## PROVIDED RECORDS
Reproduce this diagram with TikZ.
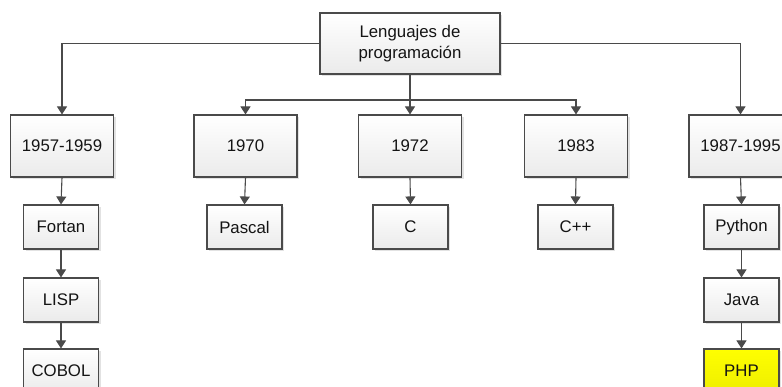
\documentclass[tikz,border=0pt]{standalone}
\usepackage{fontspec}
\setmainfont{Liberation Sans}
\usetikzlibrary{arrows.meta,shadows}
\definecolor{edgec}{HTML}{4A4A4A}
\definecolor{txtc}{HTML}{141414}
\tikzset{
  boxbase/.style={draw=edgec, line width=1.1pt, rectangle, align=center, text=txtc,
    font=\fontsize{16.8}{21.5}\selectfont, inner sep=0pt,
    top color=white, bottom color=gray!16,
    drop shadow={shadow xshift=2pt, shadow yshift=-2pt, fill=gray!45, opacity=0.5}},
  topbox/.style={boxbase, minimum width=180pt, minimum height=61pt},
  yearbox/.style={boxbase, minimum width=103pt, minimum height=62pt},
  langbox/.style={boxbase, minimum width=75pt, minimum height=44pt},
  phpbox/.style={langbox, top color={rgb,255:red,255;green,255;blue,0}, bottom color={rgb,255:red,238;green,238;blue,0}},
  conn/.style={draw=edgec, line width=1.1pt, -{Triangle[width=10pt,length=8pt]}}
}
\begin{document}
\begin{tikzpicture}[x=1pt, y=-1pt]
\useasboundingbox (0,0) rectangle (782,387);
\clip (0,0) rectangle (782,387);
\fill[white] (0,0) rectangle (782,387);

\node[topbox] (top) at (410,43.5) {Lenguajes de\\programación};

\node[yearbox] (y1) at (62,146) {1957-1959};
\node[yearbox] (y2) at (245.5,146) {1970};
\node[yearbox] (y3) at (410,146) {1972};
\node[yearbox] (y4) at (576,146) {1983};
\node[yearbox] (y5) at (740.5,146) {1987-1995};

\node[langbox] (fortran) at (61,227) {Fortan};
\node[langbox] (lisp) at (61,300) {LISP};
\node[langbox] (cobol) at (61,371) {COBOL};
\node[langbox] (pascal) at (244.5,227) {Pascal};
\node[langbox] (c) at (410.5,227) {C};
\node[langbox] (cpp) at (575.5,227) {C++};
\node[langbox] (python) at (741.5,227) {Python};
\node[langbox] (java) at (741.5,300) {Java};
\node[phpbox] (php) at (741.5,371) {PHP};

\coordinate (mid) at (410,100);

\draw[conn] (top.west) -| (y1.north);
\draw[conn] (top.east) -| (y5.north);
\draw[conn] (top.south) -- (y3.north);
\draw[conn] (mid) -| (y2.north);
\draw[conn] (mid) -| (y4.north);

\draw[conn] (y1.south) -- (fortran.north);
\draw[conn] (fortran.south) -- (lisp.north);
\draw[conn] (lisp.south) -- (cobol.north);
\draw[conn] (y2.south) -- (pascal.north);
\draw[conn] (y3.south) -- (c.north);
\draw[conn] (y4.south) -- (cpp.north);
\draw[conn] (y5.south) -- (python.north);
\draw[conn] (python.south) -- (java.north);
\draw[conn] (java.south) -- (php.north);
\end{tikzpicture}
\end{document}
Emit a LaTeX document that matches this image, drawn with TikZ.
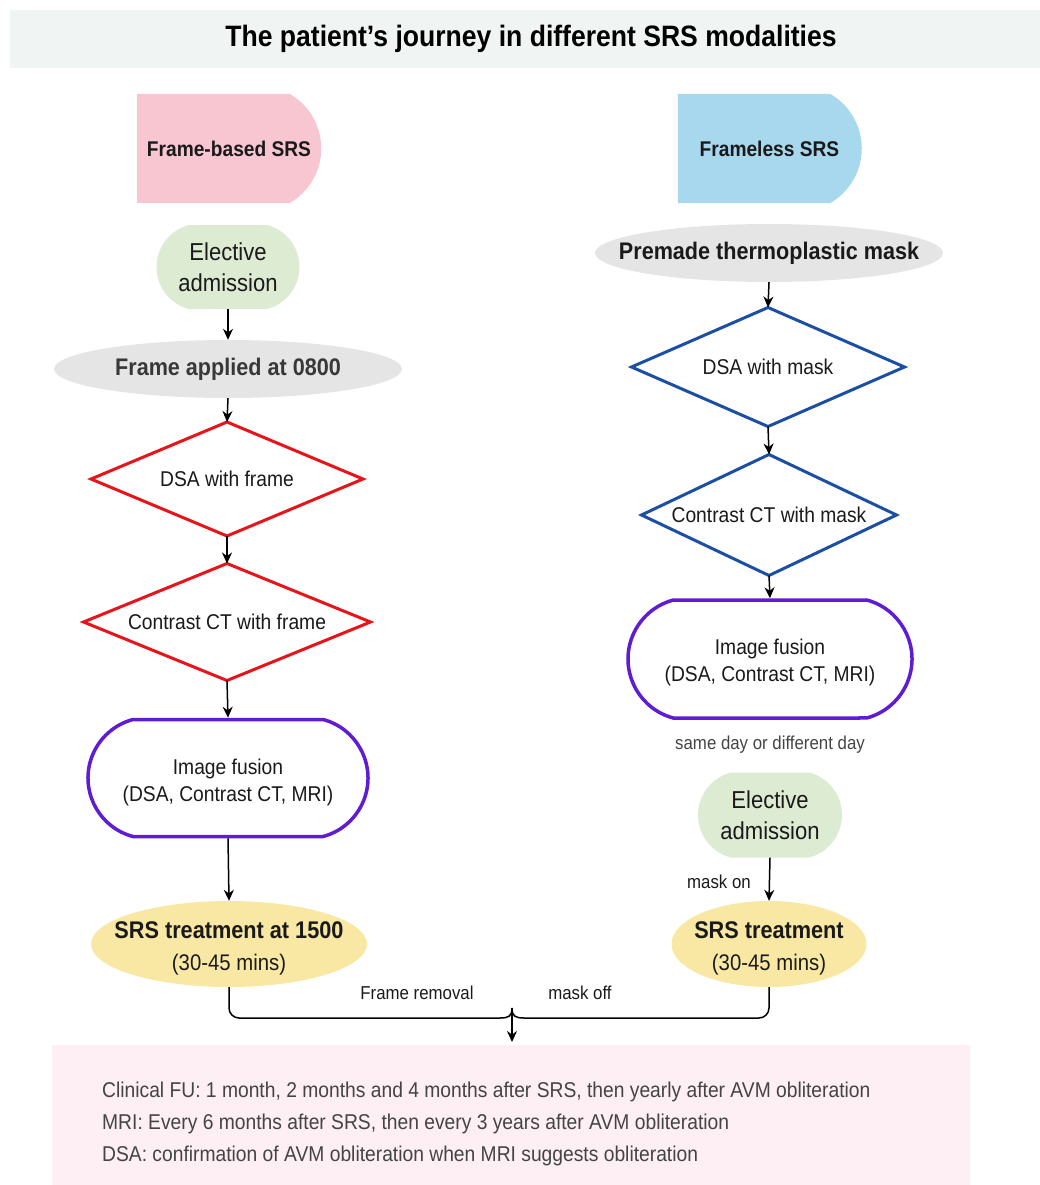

## DIRECTIVE
Leave out the pictures, then repeat the listing above exactly from its first line to the line with "(mid) -| (y4.north);", inclusive.

## OUTPUT FOR THIS TASK
Reproduce this diagram with TikZ.
\documentclass[tikz,border=0pt]{standalone}
\usepackage{fontspec}
\setmainfont{Liberation Sans}
\usetikzlibrary{arrows.meta,shadows}
\definecolor{edgec}{HTML}{4A4A4A}
\definecolor{txtc}{HTML}{141414}
\tikzset{
  boxbase/.style={draw=edgec, line width=1.1pt, rectangle, align=center, text=txtc,
    font=\fontsize{16.8}{21.5}\selectfont, inner sep=0pt,
    top color=white, bottom color=gray!16,
    drop shadow={shadow xshift=2pt, shadow yshift=-2pt, fill=gray!45, opacity=0.5}},
  topbox/.style={boxbase, minimum width=180pt, minimum height=61pt},
  yearbox/.style={boxbase, minimum width=103pt, minimum height=62pt},
  langbox/.style={boxbase, minimum width=75pt, minimum height=44pt},
  phpbox/.style={langbox, top color={rgb,255:red,255;green,255;blue,0}, bottom color={rgb,255:red,238;green,238;blue,0}},
  conn/.style={draw=edgec, line width=1.1pt, -{Triangle[width=10pt,length=8pt]}}
}
\begin{document}
\begin{tikzpicture}[x=1pt, y=-1pt]
\useasboundingbox (0,0) rectangle (782,387);
\clip (0,0) rectangle (782,387);
\fill[white] (0,0) rectangle (782,387);

\node[topbox] (top) at (410,43.5) {Lenguajes de\\programación};

\node[yearbox] (y1) at (62,146) {1957-1959};
\node[yearbox] (y2) at (245.5,146) {1970};
\node[yearbox] (y3) at (410,146) {1972};
\node[yearbox] (y4) at (576,146) {1983};
\node[yearbox] (y5) at (740.5,146) {1987-1995};

\node[langbox] (fortran) at (61,227) {Fortan};
\node[langbox] (lisp) at (61,300) {LISP};
\node[langbox] (cobol) at (61,371) {COBOL};
\node[langbox] (pascal) at (244.5,227) {Pascal};
\node[langbox] (c) at (410.5,227) {C};
\node[langbox] (cpp) at (575.5,227) {C++};
\node[langbox] (python) at (741.5,227) {Python};
\node[langbox] (java) at (741.5,300) {Java};
\node[phpbox] (php) at (741.5,371) {PHP};

\coordinate (mid) at (410,100);

\draw[conn] (top.west) -| (y1.north);
\draw[conn] (top.east) -| (y5.north);
\draw[conn] (top.south) -- (y3.north);
\draw[conn] (mid) -| (y2.north);
\draw[conn] (mid) -| (y4.north);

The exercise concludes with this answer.